Stevens’ resume, submitted to the county and available on Columbia’s website, says she maintains a private practice that focuses on individual and family therapy and psychological assessment.
The second psychologist, Jennifer Gonder, is an industrial and organizational psychologist and serves as an associate professor of psychology at Farmingdale State University, according to the school website. Her research interests, according to her resume, also submitted to the county, focus on consumer psychology as well as the relationship between instructor and student perceptions of classroom learning.
Stevens and Gonder did not return messages seeking interviews.
Nassau’s Civil Service Commission last year paid six psychologists and three psychiatrists a total of $70,000 to conduct screenings.

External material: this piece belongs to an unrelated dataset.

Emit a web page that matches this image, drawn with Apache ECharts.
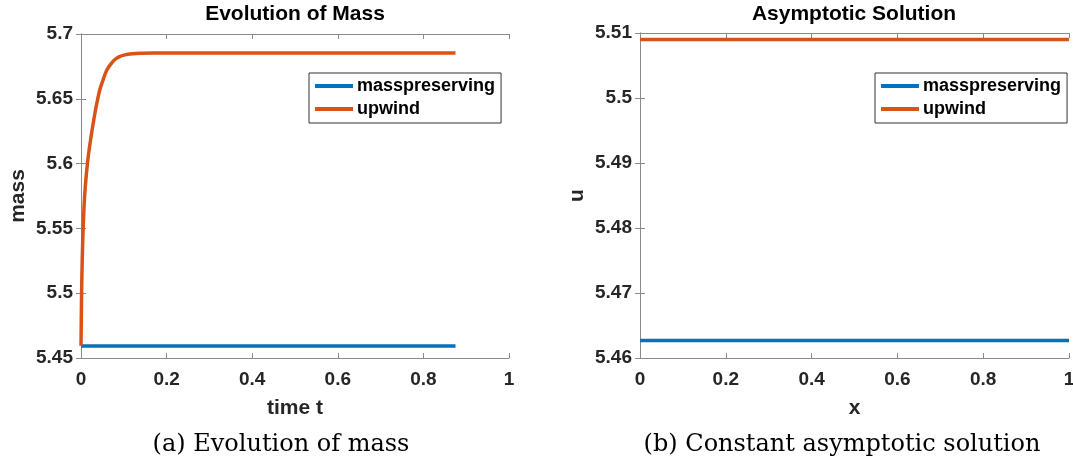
<!DOCTYPE html>
<html>
<head>
<meta charset="utf-8">
<script src="https://cdn.jsdelivr.net/npm/echarts@6/dist/echarts.min.js"></script>
<style>
  html, body { margin: 0; padding: 0; background: #fff; }
  #chart { width: 1073px; height: 461px; }
</style>
</head>
<body>
<div id="chart"></div>
<script>
// Panel (a): total mass over time
const timeT = [0, 0.001, 0.002, 0.004, 0.007, 0.01, 0.015, 0.02, 0.025, 0.03, 0.036, 0.044, 0.052, 0.06, 0.07, 0.08, 0.09, 0.1, 0.12, 0.14, 0.17, 0.2, 0.3, 0.5, 0.7, 0.875];
const massUpwind = [5.4595, 5.49, 5.512, 5.54, 5.566, 5.582, 5.600, 5.613, 5.624, 5.634, 5.645, 5.657, 5.665, 5.672, 5.677, 5.6805, 5.6825, 5.6837, 5.6847, 5.6851, 5.6853, 5.6853, 5.6853, 5.6853, 5.6853, 5.6853];
const timeMP = [0, 0.875];
const massPreserving = [5.4593, 5.4593];

// Panel (b): asymptotic solution in space
const xGrid = [0, 0.2, 0.4, 0.6, 0.8, 1];
const uPreserving = [5.4627, 5.4627, 5.4627, 5.4627, 5.4627, 5.4627];
const uUpwind = [5.509, 5.509, 5.509, 5.509, 5.509, 5.509];

const massTicks = [5.45, 5.5, 5.55, 5.6, 5.65, 5.7];
const uTicks = [5.46, 5.47, 5.48, 5.49, 5.5, 5.51];
const seriesNames = ['masspreserving', 'upwind'];

const BLUE = '#0072BD';
const ORANGE = '#D95319';
const AX = '#8a8a8a';
const TXT = '#262626';
const SANS = '"Liberation Sans", Arial, sans-serif';

const pair = (xs, ys) => xs.map((x, i) => [x, ys[i]]);
const trim = v => String(parseFloat(v.toFixed(2)));

function mainX(gi, name) {
  return {
    type: 'value', gridIndex: gi, min: 0, max: 1, interval: 0.2,
    position: 'bottom',
    name: name, nameLocation: 'middle', nameGap: 40,
    nameTextStyle: { fontFamily: SANS, fontWeight: 'bold', fontSize: 21, color: TXT },
    axisLine: { show: true, lineStyle: { color: AX, width: 1 } },
    axisTick: { show: true, inside: true, length: 5, lineStyle: { color: AX } },
    axisLabel: { margin: 12, fontFamily: SANS, fontWeight: 'bold', fontSize: 19, color: TXT, formatter: trim },
    splitLine: { show: false }
  };
}
function topX(gi) {
  return {
    type: 'value', gridIndex: gi, min: 0, max: 1, interval: 0.2, position: 'top',
    axisLine: { show: true, lineStyle: { color: AX, width: 1 } },
    axisTick: { show: true, inside: true, length: 5, lineStyle: { color: AX } },
    axisLabel: { show: false }, splitLine: { show: false }
  };
}
function mainY(gi, name, min, max, interval) {
  return {
    type: 'value', gridIndex: gi, min: min, max: max, interval: interval,
    position: 'left',
    name: name, nameLocation: 'middle', nameGap: 52, nameRotate: 90,
    nameTextStyle: { fontFamily: SANS, fontWeight: 'bold', fontSize: 21, color: TXT },
    axisLine: { show: true, lineStyle: { color: AX, width: 1 } },
    axisTick: { show: true, inside: true, length: 5, lineStyle: { color: AX } },
    axisLabel: { margin: 8, fontFamily: SANS, fontWeight: 'bold', fontSize: 19, color: TXT, formatter: trim },
    splitLine: { show: false }
  };
}
function rightY(gi, min, max, interval) {
  return {
    type: 'value', gridIndex: gi, min: min, max: max, interval: interval, position: 'right',
    axisLine: { show: true, lineStyle: { color: AX, width: 1 } },
    axisTick: { show: true, inside: true, length: 5, lineStyle: { color: AX } },
    axisLabel: { show: false }, splitLine: { show: false }
  };
}
function legendAt(left) {
  return {
    left: left, top: 73, orient: 'vertical',
    data: seriesNames,
    icon: 'rect', itemWidth: 38, itemHeight: 4, itemGap: 5,
    padding: [4, 6, 5, 6],
    borderColor: '#333', borderWidth: 1, borderRadius: 0,
    backgroundColor: '#fff',
    textStyle: { fontFamily: SANS, fontWeight: 'bold', fontSize: 18, color: '#000', padding: [0, 0, 0, -1] }
  };
}
function line(name, color, data, xi, yi) {
  return {
    name: name, type: 'line', xAxisIndex: xi, yAxisIndex: yi,
    data: data, showSymbol: false, symbol: 'none', smooth: 0.3,
    lineStyle: { color: color, width: 3.5 }, itemStyle: { color: color },
    animation: false
  };
}

const chart = echarts.init(document.getElementById('chart'), null, { renderer: 'canvas' });
chart.setOption({
  backgroundColor: '#fff',
  animation: false,
  title: [
    { text: 'Evolution of Mass', left: 295, top: 4, textAlign: 'center', padding: 0,
      textStyle: { fontFamily: SANS, fontWeight: 'bold', fontSize: 21, color: '#000' } },
    { text: 'Asymptotic Solution', left: 854, top: 4, textAlign: 'center', padding: 0,
      textStyle: { fontFamily: SANS, fontWeight: 'bold', fontSize: 21, color: '#000' } }
  ],
  legend: [legendAt(309), legendAt(875)],
  grid: [
    { left: 81, top: 34, width: 428, height: 324, outerBoundsMode: 'none' },
    { left: 640, top: 33, width: 429, height: 325, outerBoundsMode: 'none' }
  ],
  xAxis: [mainX(0, 'time t'), mainX(1, 'x'), topX(0), topX(1)],
  yAxis: [
    mainY(0, 'mass', massTicks[0], massTicks[massTicks.length - 1], 0.05),
    mainY(1, 'u', uTicks[0], uTicks[uTicks.length - 1], 0.01),
    rightY(0, massTicks[0], massTicks[massTicks.length - 1], 0.05),
    rightY(1, uTicks[0], uTicks[uTicks.length - 1], 0.01)
  ],
  series: [
    line(seriesNames[0], BLUE, pair(timeMP, massPreserving), 0, 0),
    line(seriesNames[1], ORANGE, pair(timeT, massUpwind), 0, 0),
    line(seriesNames[0], BLUE, pair(xGrid, uPreserving), 1, 1),
    line(seriesNames[1], ORANGE, pair(xGrid, uUpwind), 1, 1)
  ],
  graphic: [
    { type: 'text', x: 281, y: 445,
      style: { text: '(a) Evolution of mass', font: '24px "DejaVu Serif", serif', fill: '#000', textAlign: 'center', textVerticalAlign: 'middle' } },
    { type: 'text', x: 842, y: 445,
      style: { text: '(b) Constant asymptotic solution', font: '24px "DejaVu Serif", serif', fill: '#000', textAlign: 'center', textVerticalAlign: 'middle' } }
  ]
});
</script>
</body>
</html>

They recommended against six Black applicants from a maximum candidate pool of 73, representing a failure rate of 8.2% — almost four times higher than a 2.3% disqualification rate for all other candidates combined.
Nassau’s clinicians have websites that offer services such as marital counseling, treatments for anxiety and consulting on the insanity defense in criminal cases.
They rely on a test known as the Minnesota Multiphasic Personality Inventory, which presents test takers with hundreds of statements that require true-or-false responses. The statements extend from “I cry easily.” to “I have a good appetite.” Psychologists weigh the collective answers on scales designed to identify issues such as depression, paranoia and schizophrenia.
One Nassau clinician, Manhasset-based psychologist Marc Janoson, maintains a practice that includes coaching police candidates in how to pass psychological screening, as well as how to appeal disqualifications.
“While the agencies try to be fair, many candidates are psychologically disqualified for no valid reason,” his website warns. “This disqualification will follow the candidate as he or she applies for law enforcement positions in other jurisdictions.”
Janoson, who was paid $13,793 by Nassau Civil Service in 2020, said in a Newsday interview that he has not counseled Nassau police candidates since he began working for the county in the fall of 2019 “because of the obvious conflict-of-interest.”
Most of his clients have sought jobs with the New York Police Department, Janoson said.
“We go over their life history and I help them present it in a way that is not in any way incorrect or dishonest, but a way that puts it in a context,” he said. As an example, he said that a candidate could say alcohol consumption in college was part of “a drinking culture.”
Rudy Nydegger, a psychologist who has done assessments of would-be officers for Albany-area departments, said that “personality tests can be culturally loaded.”
“You have to interpret these tests based on the cultural norms of the people you’re testing, with that person’s background and experience in mind,” he said. “What may look normal in one group might not look normal for another group.”
Psychological assessments of police candidates can be subjective and influenced by cultural experiences, said Adwoa Akhu, a former president of the New York Association of Black Psychologists who teaches New York Police Department hostage negotiators about communication and de-escalation methods.
Akhu said, for example, that a Black man should not be considered paranoid for disclosing past concerns about being followed by police when he hadn’t done anything wrong, because statistics show Black men are policed differently than white men.
“Although these tests and assessments are supposed to be normed and objective, [people of color’s] responses could be outliers,” Akhu said.